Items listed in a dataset

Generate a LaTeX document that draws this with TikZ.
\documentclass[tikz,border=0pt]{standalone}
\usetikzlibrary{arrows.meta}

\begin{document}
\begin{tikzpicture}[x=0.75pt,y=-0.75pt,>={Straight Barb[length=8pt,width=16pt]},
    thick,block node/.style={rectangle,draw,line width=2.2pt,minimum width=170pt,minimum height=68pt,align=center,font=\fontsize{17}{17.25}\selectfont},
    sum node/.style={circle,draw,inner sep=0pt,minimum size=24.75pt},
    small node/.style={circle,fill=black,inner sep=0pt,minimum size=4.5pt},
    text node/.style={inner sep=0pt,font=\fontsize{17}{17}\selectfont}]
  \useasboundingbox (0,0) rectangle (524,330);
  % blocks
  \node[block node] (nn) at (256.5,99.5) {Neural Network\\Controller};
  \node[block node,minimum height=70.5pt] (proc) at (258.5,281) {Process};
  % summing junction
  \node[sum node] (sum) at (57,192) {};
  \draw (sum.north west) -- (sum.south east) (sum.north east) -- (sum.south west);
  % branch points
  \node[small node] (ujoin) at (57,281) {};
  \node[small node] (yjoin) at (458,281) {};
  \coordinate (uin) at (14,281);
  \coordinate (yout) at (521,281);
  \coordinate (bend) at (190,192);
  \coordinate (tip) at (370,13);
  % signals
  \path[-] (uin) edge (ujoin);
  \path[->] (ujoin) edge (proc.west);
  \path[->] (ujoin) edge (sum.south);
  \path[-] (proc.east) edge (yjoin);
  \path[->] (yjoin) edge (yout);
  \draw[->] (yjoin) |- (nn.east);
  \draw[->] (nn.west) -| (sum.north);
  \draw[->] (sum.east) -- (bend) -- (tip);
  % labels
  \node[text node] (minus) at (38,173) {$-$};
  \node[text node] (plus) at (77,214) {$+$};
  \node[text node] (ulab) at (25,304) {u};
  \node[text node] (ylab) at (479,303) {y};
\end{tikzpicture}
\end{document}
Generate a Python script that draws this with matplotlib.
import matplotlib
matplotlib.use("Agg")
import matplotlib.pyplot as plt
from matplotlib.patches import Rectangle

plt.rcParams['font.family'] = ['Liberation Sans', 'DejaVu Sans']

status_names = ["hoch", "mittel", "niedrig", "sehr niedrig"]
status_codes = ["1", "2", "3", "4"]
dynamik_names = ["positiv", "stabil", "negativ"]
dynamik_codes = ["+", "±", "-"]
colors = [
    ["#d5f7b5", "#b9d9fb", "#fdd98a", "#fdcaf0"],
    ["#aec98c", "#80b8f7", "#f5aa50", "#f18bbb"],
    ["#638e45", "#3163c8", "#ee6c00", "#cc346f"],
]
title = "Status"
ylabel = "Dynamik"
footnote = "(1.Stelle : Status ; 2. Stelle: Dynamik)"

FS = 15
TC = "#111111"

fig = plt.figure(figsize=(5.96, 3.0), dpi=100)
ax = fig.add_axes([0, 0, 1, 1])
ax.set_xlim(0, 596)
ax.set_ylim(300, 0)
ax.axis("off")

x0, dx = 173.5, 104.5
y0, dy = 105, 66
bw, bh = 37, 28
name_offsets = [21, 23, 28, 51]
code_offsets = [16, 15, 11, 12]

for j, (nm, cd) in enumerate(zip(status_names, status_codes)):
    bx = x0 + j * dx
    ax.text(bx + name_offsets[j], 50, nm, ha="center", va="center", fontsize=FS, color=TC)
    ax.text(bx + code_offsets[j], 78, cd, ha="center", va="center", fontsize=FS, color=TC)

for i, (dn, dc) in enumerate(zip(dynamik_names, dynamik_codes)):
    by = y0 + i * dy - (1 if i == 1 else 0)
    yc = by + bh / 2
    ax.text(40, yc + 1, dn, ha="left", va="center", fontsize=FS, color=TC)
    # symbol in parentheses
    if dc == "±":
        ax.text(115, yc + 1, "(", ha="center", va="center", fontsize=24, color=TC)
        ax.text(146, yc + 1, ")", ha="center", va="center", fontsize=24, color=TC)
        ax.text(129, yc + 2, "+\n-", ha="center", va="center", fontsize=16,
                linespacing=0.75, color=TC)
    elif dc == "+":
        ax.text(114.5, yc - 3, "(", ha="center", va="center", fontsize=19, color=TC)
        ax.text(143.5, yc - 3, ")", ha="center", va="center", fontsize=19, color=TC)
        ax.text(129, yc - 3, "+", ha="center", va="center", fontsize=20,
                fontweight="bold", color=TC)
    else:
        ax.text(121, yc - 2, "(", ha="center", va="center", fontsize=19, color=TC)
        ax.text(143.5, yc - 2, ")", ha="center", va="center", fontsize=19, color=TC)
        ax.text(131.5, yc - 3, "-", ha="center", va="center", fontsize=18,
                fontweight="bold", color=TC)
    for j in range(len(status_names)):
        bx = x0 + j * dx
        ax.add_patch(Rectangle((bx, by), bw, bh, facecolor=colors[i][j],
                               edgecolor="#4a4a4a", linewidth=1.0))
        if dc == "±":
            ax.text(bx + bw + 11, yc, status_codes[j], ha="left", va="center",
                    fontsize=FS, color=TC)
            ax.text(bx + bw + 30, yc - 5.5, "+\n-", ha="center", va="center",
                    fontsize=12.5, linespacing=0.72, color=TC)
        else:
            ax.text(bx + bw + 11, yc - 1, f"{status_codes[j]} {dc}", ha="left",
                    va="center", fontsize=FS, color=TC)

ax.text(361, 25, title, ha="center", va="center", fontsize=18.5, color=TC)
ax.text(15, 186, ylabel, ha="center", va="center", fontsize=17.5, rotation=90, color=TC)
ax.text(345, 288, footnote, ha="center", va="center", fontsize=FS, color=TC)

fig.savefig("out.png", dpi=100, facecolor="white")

Prompt: Read the entries and select each line where the word "with" is found.

Task solution:
Generate a LaTeX document that draws this with TikZ.
Generate a Python script that draws this with matplotlib.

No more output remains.